Pahau is killed by Ati-Awa. — (Circa 1680.)

page 200

Pahau is killed by Ati-Awa.
(Circa 1680.)

Toa-rangatira's brother was Hamu-paku, who had a son named Pahau, who married a sister of Tai-tuha, of the Ngati-Tawhiri-kura hapu of Ati-Awa, who lived at Pekerau. Te Whetu says he thinks this is south of Moeatoa. Pai-hau made a journey to Wai-tara with his eighty followers, and on his return Tai-tua decided to kill him; why, I do not know. Whilst the visitors were eating, Tai-tuha and his people suddenly attacked them and killed Paihau and many others, some escaping to tell the news to their relatives.
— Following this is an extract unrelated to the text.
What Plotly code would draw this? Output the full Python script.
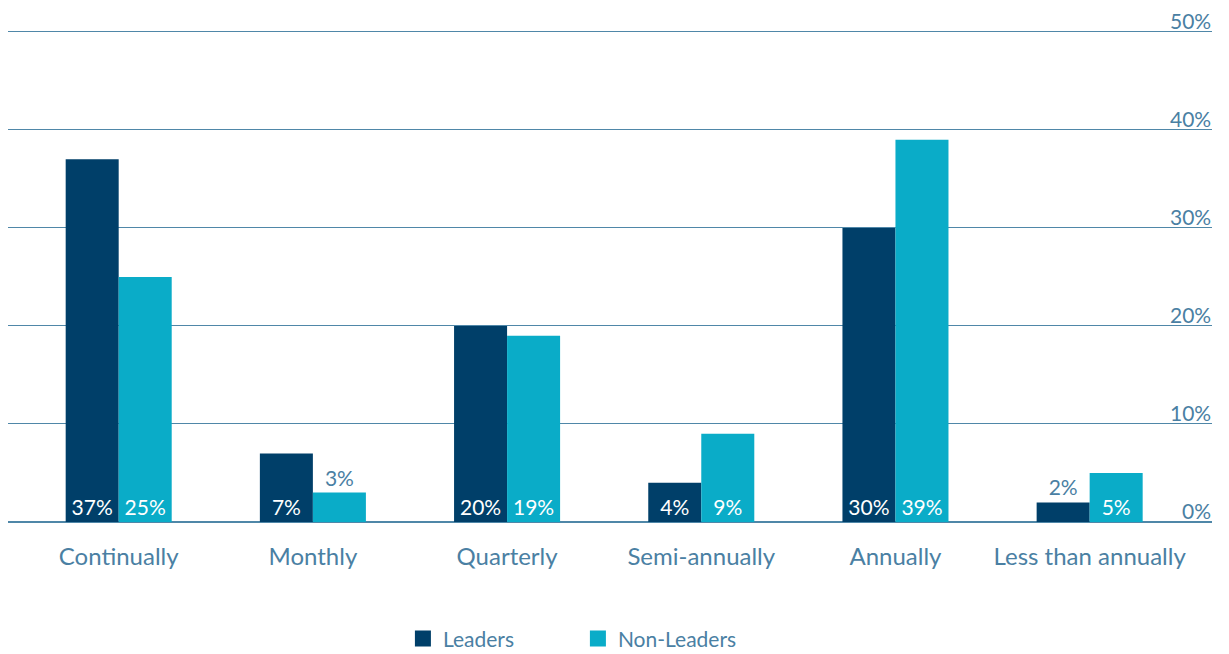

On receipt of the news, Toa-rangatira and Hamu-paku raised a war party and at once proceeded down the coast to avenge the deaths. Meeting a party of Ati-Awa women on the beach gathering shell-fish, they were all killed by the taua, which then advanced on Tai-tuha's pa. The advance guard was driven back, but Toa-rangatira, who was in the rear, came forward, and then the whole force became engaged. Kawharu (who avenged his father Pakaue's death by killing the people at the spring) was with Toa-rangatira's party, and as he stood on a stump he was seen by Tai-tuha, who advanced, intending to kill him. But the former sprung on to Tai-tuha's back and killed him instead. This caused a rout in Tai-tuha's people, who fled back to their pa, which Toa-rangatira's party entered at the same time and so took it, killing all the people.

We thus see an illustration of Maori life in the old days. Ngati-Mutunga (which tribe is really a branch of Ati-Awa) are found helping Toa-rangatira, and in the next generation one of Ati-Awa murders a relative of Toa-rangatira, who then makes war on Ati-Awa.

Kawharu, mentioned above, is said by my Ati-Awa informants to have been a great "General." On another occasion, with the assistance of Ngati-Mutunga, of Ure-nui, he defeated Waikato in a battle named Toto-rewa, somewhere in the Waikato territories, when a large number of slaves were brought back to Ure-nui by Ngati-Mutunga.